_Your goal:_ Search the listing below for the string "this" and copy every line where it occurs.

_Dataset:_
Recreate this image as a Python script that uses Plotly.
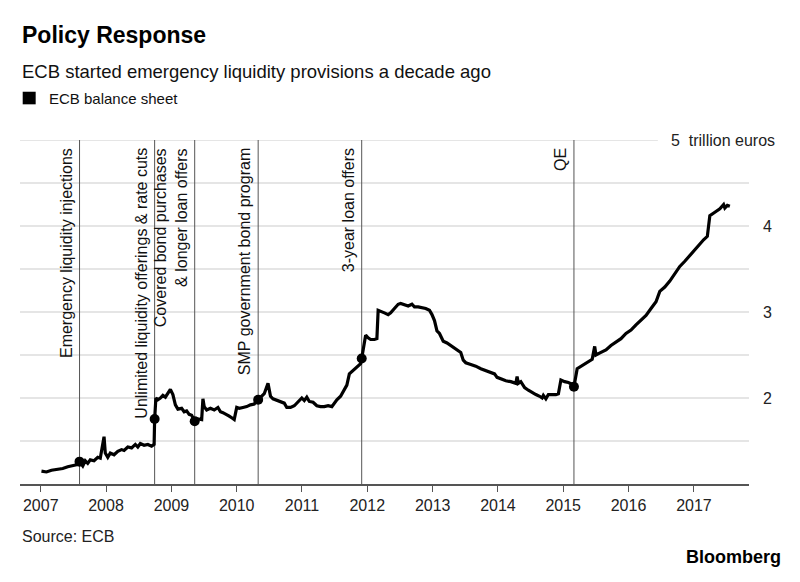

* * *

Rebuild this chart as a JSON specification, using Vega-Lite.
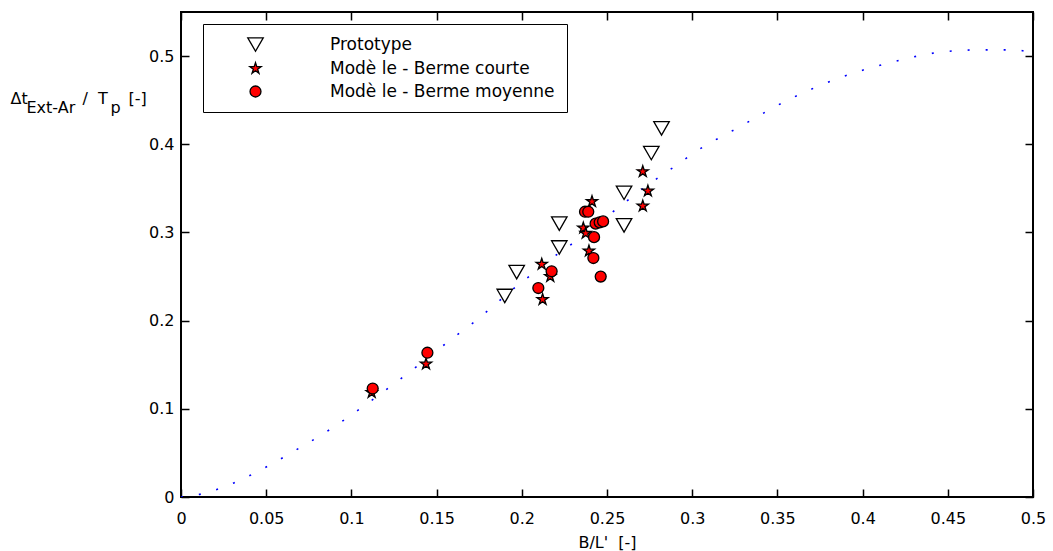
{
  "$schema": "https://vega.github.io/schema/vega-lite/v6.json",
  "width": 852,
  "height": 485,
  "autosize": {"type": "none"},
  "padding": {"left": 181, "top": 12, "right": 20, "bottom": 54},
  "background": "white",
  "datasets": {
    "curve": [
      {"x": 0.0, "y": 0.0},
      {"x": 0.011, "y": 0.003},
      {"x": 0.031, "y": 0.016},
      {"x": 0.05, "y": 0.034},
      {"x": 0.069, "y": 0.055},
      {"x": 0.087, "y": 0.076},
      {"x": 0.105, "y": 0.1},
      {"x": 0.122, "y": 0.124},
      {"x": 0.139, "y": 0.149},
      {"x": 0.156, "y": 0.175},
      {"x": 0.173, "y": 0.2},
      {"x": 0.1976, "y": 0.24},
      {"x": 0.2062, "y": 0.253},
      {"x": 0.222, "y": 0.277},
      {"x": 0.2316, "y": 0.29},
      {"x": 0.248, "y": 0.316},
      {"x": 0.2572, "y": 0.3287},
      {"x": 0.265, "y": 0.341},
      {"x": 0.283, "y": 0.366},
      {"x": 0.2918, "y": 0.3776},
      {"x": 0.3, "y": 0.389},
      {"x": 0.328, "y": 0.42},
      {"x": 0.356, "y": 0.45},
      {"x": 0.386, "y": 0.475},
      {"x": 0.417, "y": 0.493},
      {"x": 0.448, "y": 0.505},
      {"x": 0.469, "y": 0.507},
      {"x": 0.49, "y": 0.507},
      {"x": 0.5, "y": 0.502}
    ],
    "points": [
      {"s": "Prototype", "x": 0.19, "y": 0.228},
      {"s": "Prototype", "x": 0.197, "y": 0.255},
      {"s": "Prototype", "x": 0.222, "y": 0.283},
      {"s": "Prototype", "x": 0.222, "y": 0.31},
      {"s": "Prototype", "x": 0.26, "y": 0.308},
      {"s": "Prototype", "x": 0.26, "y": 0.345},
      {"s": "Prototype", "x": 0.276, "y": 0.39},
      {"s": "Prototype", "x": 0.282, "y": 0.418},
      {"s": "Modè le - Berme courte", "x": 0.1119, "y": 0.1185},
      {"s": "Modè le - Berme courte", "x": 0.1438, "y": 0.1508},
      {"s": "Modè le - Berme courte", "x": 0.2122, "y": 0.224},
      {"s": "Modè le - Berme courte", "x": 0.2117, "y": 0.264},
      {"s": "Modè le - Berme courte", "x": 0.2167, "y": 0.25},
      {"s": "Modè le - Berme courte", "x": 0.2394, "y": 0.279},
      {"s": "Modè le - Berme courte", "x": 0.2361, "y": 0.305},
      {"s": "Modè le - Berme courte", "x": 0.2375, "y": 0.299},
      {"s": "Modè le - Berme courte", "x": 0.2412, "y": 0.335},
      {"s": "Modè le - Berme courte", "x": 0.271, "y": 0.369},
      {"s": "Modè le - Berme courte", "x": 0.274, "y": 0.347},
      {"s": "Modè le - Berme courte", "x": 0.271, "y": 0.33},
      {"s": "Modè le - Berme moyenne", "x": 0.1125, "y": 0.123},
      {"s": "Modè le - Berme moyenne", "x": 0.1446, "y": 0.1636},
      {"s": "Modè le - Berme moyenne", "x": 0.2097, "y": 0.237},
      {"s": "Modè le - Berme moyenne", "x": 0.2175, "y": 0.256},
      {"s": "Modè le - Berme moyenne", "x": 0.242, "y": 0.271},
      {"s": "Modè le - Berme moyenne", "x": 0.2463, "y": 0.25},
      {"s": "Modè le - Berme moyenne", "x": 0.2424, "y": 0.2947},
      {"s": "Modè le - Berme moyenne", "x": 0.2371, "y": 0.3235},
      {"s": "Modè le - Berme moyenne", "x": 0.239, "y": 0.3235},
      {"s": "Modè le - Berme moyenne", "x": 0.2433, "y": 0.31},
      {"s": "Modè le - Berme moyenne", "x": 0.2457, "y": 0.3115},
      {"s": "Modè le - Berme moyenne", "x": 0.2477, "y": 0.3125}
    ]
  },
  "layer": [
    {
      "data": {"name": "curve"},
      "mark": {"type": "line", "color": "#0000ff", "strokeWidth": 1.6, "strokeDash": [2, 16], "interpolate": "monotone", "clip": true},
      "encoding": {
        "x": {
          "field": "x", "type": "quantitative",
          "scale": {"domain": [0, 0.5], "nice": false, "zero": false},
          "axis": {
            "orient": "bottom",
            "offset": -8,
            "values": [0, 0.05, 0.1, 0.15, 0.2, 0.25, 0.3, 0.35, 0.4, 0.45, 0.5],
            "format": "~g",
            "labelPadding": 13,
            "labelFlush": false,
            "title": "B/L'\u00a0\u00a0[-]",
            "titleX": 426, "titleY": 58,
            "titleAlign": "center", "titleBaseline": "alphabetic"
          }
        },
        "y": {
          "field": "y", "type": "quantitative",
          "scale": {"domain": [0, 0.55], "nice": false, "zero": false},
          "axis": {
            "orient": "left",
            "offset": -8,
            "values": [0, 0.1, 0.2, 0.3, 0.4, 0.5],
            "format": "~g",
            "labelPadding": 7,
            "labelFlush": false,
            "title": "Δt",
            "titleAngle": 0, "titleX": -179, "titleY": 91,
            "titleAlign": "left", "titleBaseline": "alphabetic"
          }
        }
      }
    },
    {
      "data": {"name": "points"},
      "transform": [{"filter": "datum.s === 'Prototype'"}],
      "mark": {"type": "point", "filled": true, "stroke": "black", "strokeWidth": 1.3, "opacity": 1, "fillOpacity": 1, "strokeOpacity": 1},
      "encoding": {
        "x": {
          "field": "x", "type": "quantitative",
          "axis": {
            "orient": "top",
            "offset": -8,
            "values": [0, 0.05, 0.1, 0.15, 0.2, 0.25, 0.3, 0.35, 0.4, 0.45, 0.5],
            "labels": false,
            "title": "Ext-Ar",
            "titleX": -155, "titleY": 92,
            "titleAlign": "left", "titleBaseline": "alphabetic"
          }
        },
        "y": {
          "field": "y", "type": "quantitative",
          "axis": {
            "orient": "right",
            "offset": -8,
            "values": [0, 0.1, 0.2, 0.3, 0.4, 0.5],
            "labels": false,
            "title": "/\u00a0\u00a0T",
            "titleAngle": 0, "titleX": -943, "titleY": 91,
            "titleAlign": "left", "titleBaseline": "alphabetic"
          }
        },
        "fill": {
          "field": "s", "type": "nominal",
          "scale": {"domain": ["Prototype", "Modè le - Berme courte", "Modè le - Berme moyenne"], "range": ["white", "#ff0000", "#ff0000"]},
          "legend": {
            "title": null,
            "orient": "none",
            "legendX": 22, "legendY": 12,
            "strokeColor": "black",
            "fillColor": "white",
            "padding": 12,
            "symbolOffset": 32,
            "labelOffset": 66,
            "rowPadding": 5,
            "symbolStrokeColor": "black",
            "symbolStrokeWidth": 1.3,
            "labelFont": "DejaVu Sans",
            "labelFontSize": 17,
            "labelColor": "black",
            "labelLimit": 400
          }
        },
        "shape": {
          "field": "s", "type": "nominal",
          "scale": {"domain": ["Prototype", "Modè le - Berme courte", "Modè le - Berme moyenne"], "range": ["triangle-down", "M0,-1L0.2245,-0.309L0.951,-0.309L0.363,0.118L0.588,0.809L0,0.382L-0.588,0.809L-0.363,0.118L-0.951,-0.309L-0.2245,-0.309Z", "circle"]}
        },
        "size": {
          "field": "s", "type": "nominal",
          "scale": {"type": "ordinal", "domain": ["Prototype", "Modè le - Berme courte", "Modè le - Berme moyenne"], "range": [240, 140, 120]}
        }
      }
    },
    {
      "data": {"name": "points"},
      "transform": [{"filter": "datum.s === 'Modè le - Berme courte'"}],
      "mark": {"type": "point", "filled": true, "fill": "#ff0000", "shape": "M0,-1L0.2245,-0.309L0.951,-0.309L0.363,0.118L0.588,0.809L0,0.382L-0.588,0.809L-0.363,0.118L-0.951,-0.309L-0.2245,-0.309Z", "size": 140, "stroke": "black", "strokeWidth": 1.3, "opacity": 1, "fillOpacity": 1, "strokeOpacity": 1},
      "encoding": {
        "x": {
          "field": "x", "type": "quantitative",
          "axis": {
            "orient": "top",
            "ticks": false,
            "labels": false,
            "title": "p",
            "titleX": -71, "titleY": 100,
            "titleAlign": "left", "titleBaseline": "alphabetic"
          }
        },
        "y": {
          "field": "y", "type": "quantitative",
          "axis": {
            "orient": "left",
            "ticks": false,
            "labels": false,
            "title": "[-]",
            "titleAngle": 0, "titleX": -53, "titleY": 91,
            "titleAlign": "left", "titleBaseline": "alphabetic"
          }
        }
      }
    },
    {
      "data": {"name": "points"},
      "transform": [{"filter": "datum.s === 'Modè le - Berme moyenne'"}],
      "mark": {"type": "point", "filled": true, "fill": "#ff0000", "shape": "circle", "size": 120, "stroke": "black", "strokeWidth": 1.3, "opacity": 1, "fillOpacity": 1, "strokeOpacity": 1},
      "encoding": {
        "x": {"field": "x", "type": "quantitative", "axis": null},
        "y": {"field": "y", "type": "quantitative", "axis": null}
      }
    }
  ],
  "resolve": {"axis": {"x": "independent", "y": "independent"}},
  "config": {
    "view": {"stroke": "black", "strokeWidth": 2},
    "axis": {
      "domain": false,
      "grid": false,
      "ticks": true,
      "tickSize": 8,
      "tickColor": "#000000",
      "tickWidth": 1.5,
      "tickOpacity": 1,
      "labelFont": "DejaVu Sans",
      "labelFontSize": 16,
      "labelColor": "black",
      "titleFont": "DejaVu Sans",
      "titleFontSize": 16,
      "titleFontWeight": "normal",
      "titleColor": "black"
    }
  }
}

...

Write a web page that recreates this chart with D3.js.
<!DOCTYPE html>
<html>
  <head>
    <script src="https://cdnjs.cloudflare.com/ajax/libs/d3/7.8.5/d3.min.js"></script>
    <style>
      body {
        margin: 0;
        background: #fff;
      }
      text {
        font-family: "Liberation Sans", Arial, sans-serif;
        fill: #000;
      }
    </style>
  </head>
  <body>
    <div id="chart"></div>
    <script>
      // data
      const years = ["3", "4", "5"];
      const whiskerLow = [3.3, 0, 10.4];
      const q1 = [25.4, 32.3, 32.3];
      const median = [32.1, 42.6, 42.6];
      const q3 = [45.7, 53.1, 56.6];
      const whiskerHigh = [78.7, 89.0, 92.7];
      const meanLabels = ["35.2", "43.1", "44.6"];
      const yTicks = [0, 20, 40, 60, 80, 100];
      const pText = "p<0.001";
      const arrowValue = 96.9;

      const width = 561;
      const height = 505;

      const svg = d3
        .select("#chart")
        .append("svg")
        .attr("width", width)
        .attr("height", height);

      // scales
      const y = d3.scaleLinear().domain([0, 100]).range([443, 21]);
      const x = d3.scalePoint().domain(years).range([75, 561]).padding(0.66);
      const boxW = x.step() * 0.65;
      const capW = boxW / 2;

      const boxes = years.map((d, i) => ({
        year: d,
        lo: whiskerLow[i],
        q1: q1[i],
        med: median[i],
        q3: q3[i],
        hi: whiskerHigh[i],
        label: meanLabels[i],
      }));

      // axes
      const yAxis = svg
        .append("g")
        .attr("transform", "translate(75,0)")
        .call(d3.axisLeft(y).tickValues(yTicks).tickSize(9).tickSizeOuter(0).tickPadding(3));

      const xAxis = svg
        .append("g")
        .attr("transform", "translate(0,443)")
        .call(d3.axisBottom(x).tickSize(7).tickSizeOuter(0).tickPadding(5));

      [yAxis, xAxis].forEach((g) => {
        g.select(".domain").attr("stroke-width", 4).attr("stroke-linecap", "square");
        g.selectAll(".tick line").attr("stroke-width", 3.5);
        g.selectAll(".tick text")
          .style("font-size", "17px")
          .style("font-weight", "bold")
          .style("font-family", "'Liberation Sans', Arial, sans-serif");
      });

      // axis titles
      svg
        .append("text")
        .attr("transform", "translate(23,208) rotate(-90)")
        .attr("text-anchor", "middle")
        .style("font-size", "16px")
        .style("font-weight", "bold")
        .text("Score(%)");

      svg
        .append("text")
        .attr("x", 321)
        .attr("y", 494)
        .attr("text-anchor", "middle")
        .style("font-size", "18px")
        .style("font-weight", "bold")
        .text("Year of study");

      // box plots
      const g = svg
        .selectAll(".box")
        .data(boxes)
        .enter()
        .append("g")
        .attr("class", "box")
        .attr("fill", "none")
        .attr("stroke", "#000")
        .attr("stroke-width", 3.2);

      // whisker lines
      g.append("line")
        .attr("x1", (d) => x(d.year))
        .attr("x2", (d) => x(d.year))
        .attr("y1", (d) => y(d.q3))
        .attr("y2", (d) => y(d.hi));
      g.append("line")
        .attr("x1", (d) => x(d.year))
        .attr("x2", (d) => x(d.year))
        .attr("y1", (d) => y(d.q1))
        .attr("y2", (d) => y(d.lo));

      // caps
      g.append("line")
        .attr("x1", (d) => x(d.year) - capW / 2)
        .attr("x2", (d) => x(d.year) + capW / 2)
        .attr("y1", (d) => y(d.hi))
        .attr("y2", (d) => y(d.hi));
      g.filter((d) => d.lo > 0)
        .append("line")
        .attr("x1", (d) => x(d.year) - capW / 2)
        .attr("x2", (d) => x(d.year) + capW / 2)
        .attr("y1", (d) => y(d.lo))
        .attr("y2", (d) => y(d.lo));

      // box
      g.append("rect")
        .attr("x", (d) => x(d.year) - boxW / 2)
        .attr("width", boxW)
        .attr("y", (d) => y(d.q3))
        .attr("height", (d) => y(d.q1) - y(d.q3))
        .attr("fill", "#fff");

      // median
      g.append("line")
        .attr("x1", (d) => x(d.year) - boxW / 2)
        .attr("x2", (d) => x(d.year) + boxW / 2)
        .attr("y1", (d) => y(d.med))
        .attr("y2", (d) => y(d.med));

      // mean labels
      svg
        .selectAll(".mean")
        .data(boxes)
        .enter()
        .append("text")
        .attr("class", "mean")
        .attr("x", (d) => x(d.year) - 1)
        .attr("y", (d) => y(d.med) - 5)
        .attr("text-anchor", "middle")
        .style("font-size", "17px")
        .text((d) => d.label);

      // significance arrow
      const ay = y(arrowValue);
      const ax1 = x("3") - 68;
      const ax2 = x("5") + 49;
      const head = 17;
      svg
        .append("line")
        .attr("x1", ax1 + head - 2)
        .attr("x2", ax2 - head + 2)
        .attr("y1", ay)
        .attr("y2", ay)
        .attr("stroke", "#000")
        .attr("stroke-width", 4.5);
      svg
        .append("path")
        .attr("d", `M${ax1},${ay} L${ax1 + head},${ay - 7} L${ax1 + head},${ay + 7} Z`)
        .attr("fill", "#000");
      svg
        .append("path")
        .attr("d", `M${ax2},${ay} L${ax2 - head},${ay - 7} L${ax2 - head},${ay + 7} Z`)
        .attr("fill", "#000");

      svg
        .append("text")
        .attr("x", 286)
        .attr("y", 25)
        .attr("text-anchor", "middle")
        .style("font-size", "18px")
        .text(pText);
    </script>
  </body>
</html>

_Finished task:_
Recreate this image as a Python script that uses Plotly.
Rebuild this chart as a JSON specification, using Vega-Lite.
Write a web page that recreates this chart with D3.js.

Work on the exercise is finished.